Ethereum co-founder Vitalik Buterin published an extensive address on X on Sunday, responding to months of organizational turbulence at the Ethereum Foundation (EF) by outlining a vision for a “smaller ship” that will prioritize long-term technical resilience over broad operational expansion. The move follows a significant wave of departures from the nonprofit, with Vitalik Buterin defending the ongoing restructuring as a necessary shift to maintain Ethereum’s status as a decentralized “sanctuary technology” rather than a centralized corporate entity.
The Ethereum Foundation has entered a period of transition that includes an expansion of its board and a deliberate reduction in Vitalik Buterin’s personal influence, a change he noted is “honestly what I want.” This internal pivot is being spearheaded by interim co-Executive Director Bastian Aue, who stepped into the role earlier this year after Tomasz Stanczak stepped down. Amid these leadership changes, the foundation is grappling with the loss of at least eight senior contributors who have left or announced plans to depart in 2026, including five high-profile exits in May alone.
While administrative shifts often rattle market confidence, the underlying asset has shown signs of resilience. Some analysts suggest Ether enters rare accumulation phase as markets cool, as long-term investors weigh the impact of the foundation’s new lean strategy against current market prices. This reorganization effectively signals the end of the foundation’s original 2014 mandate, which Vitalik Buterin stated was completed in 2022.
Reduced ETH sales and the longevity over breadth strategy
One of the most consequential aspects of this restructuring is the decision to sell less ETH. Vitalik Buterin explained that the EF is choosing to use its remaining resources to pursue “longevity over breadth,” focusing exclusively on critical activities that would not occur without its direct involvement. By narrowing its scope, the foundation hopes to encourage outside capital to fund other essential projects, a necessary step for the ecosystem’s maturing decentralization.
The foundation currently holds approximately 0.16% of all ETH, a significantly smaller portion than the 10% to 50% benchmarks often seen at other blockchain foundations. Vitalik Buterin acknowledged that community criticism regarding the organization’s alignment with decentralization “makes him feel pain,” but he argued the EF should be seen as just one node among many. This perspective aligns with the crypto market window closes as utility shifts dictate 2026, where the focus has moved toward sustainable network utility over centralized governance.

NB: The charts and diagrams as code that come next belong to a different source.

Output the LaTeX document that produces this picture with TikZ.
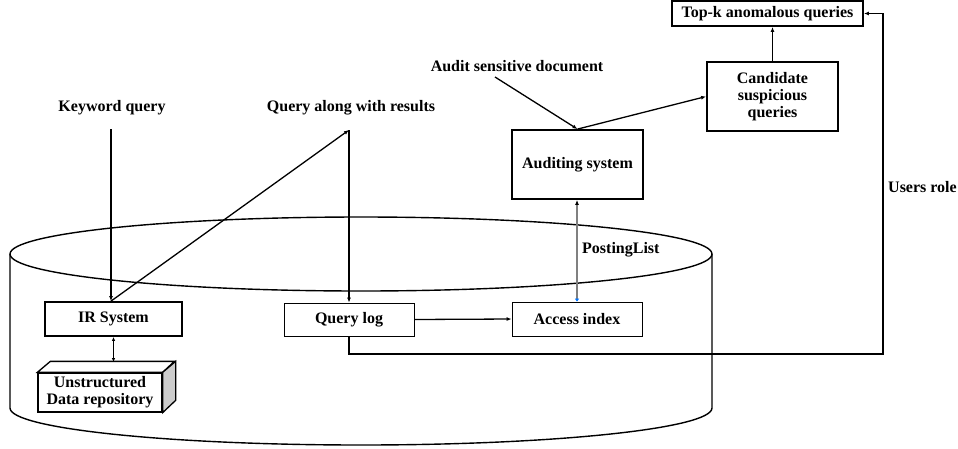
\documentclass[tikz,border=0pt]{standalone}
\usepackage{fontspec}
\setmainfont{Liberation Serif}
\usetikzlibrary{arrows.meta}
\begin{document}
\begin{tikzpicture}[x=1pt,y=-1pt,
  font=\fontsize{16}{17}\selectfont\bfseries,
  thickbox/.style={draw, line width=1.8pt, inner sep=0pt, align=center},
  thinbox/.style={draw, line width=0.8pt, inner sep=0pt, align=center},
  lbl/.style={inner sep=0pt},
  arr/.style={line width=1.3pt, -{Latex[length=5pt,width=4pt]}},
  cyl/.style={line width=1.4pt}]
\useasboundingbox (0,0) rectangle (958,448);
% cylinder
\draw[cyl] (10,254) -- (10,408) .. controls (10,428.4) and (167.1,445) .. (361,445)
  .. controls (554.9,445) and (712,428.4) .. (712,408) -- (712,254);
\draw[cyl] (361,254) ellipse [x radius=351, y radius=37];
% boxes
\node[thickbox, minimum width=137pt, minimum height=34pt] (ir) at (113.5,319) {IR System};
\node[thinbox, minimum width=130pt, minimum height=33pt] (ql) at (349,319.5) {Query log};
\node[thinbox, minimum width=130pt, minimum height=34pt] (ai) at (577,319) {Access index};
\node[thickbox, minimum width=131pt, minimum height=69pt] (aud) at (577.5,164.5) {Auditing system};
\node[thickbox, minimum width=131pt, minimum height=69pt] (cand) at (772.5,96.5) {Candidate\\suspicious\\queries};
\node[thickbox, minimum width=191pt, minimum height=25pt] (topk) at (767.5,13.5) {Top-k anomalous queries};
% cuboid repository
\node[draw, line width=1.3pt, fill=white, inner sep=0pt, align=center, minimum width=124pt, minimum height=39pt] (repo) at (100,392.5) {Unstructured\\Data repository};
\draw[line width=1.3pt, fill=white] (repo.north west) -- ++(13,-11) -- ++(124,0) -- (repo.north east) -- cycle;
\draw[line width=1.3pt, fill=black!20] (repo.north east) -- ++(13,-11) -- ++(0,39) -- (repo.south east) -- cycle;
\coordinate (repotop) at (113.5,362);
% labels
\node[lbl] (kw) at (112,108) {Keyword query};
\node[lbl] (qr) at (351,108) {Query along with results};
\node[lbl] (ad) at (517,66) {Audit sensitive document};
\node[lbl, anchor=west] (ur) at (888,187) {Users role};
\node[lbl, anchor=west] (pl) at (582,250) {PostingList};
% coordinates
\coordinate (kwtop) at (111,129);
\coordinate (qtop) at (349,130);
\coordinate (adtop) at (495,77);
\coordinate (loop) at (883,354);
% connectors
\draw[arr] (kwtop) -- (kwtop |- ir.north);
\draw[arr] (kwtop |- ir.north) -- (qtop);
\draw[arr] (qtop) -- (ql.north);
\draw[line width=1pt, {Latex[length=4pt,width=3.5pt]}-{Latex[length=4pt,width=3.5pt]}] (ir.south) -- (repotop);
\draw[arr] (ql.east) -- (ai.west);
\draw[arr] (adtop) -- (aud.north);
\draw[arr] (aud.north) -- (cand.west);
\draw[arr] (cand.north) -- (cand.north |- topk.south);
\draw[arr] (ql.south) |- (loop) |- (topk.east);
\draw[line width=1.2pt, black!50, {Triangle[length=3pt,width=4pt,color=blue!55!cyan]}-{Latex[length=5pt,width=4pt,color=black]}] (ai.north) -- (ai.north |- aud.south);
\end{tikzpicture}
\end{document}
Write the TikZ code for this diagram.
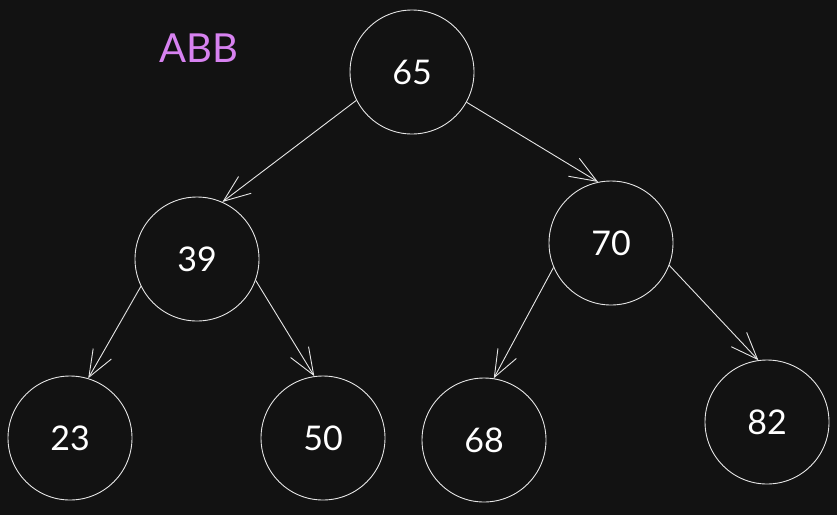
\documentclass[tikz,border=0pt]{standalone}
\usepackage{fontspec}
\setmainfont{Lato}
\usetikzlibrary{arrows.meta}
\definecolor{bgc}{HTML}{121212}
\definecolor{linec}{HTML}{E6E6E6}
\definecolor{titlec}{HTML}{D782F0}
\tikzset{
  bstnode/.style={circle, draw=linec, line width=0.9pt, minimum size=124pt, inner sep=0pt,
    text=white, font=\fontsize{34}{34}\selectfont},
  arr/.style={draw=linec, line width=0.9pt, -{Straight Barb[length=27pt,width=21pt,line width=0.9pt]}},
  titletext/.style={text=titlec, font=\fontsize{40}{40}\selectfont, inner sep=0pt}
}
\begin{document}
\begin{tikzpicture}[x=1pt,y=-1pt]
\fill[bgc] (0,0) rectangle (837,515);
\useasboundingbox (0,0) rectangle (837,515);
\node[titletext] (title) at (199,48) {ABB};
\node[bstnode] (n65) at (412,72) {65};
\node[bstnode] (n39) at (197,259) {39};
\node[bstnode] (n70) at (611,243) {70};
\node[bstnode] (n23) at (70,438) {23};
\node[bstnode] (n50) at (323,438) {50};
\node[bstnode] (n68) at (484,440) {68};
\node[bstnode] (n82) at (767,422) {82};
\draw[arr] (n65.207) -- (n39.66);
\draw[arr] (n65.331) -- (n70.102);
\draw[arr] (n39.206) -- (n23.73);
\draw[arr] (n39.340) -- (n50.98);
\draw[arr] (n70.203) -- (n68.81);
\draw[arr] (n70.339) -- (n82.98);
\end{tikzpicture}
\end{document}
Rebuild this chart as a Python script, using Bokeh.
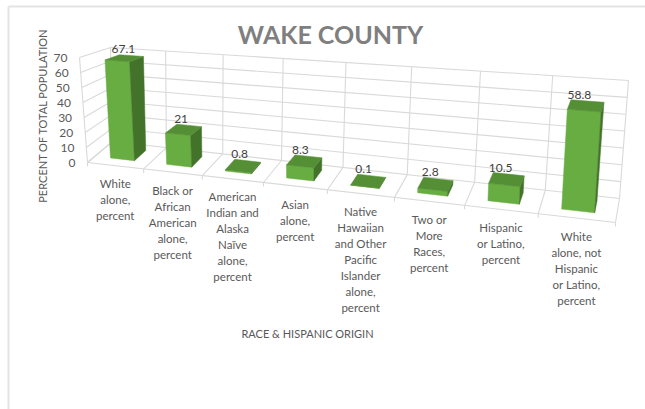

Departures spark calls for independent advocacy groups
The talent drain at the EF has already led to proposals for external organizations. Former EF developer Dankrad Feist, who recently joined the project Tempo, suggested raising $1 billion for a new Ethereum advocacy group that would be more economically aligned with ETH as an asset. Vitalik Buterin conceded that while ETH is the network’s most high-value financial product, some of the work required to support its market value must fall to “other heroes” outside of the foundation’s nonprofit scope.
The departure of figures like Alex Stokes, a Protocol Cluster co-lead who is currently on sabbatical, highlights the ongoing shift in the protocol’s human capital. As the EF shrinks, independent actors are expected to take on larger roles in the ecosystem’s growth. This redistribution of responsibility mirrors broader market trends where Bitcoin holds support while Ether and XRP face selling pressure, forcing altcoin ecosystems to prove their technical and organizational durability.
Technical priorities for a bug-free Ethereum protocol
Vitalik Buterin’s roadmap for the “more opinionated” foundation focuses on three technical pillars. The first goal is achieving “provably bug-free Ethereum” through AI-assisted formal verification. This objective was widely considered impossible until roughly six months ago, but Buterin now views it as a reachable milestone for protocol security. The second priority is maintaining “available chain consensus” to protect the network against 49% attackers under synchronization.
The third pillar is “intermediary minimization,” which involves advancing standards such as EIP-8141, EIP-7701, and the Kohaku wallet framework. These efforts aim to remove centralized dependencies within the user experience. Vitalik Buterin took the opportunity to explicitly reject the idea of competing with rival networks on transaction speed alone, arguing that sacrificing decentralization for high throughput leads only to “mediocrity.”
Ethereum vs the industry standard for network recovery
In a sharp critique of current industry practices, Vitalik Buterin argued that Ethereum must not rely on social consensus or hard forks to recover from significant node outages. He stated that while such manual interventions are “OK for chains like hyperledger, bnb, solana, tempo, etc.,” they are unacceptable for high-standard networks like Bitcoin, Ethereum, or Zcash. This technical rigidity is intended to ensure Ethereum remains a neutral global infrastructure rather than a managed service.
By the time the Sunday markets settled at 3:30 p.m. ET, ETH was trading at roughly $2,100, up approximately 2% over the previous 24 hours. The stability suggests investors are currently focused on the long-term implications of the EF’s reduced selling pressure. Vitalik Buterin concluded that while the foundation will be a “smaller ship” that might be difficult for some to comprehend in the short term, the restructuring is designed to make the organization last for the long haul. Attempts to stabilize the foundation’s new form are expected to continue over the next few months.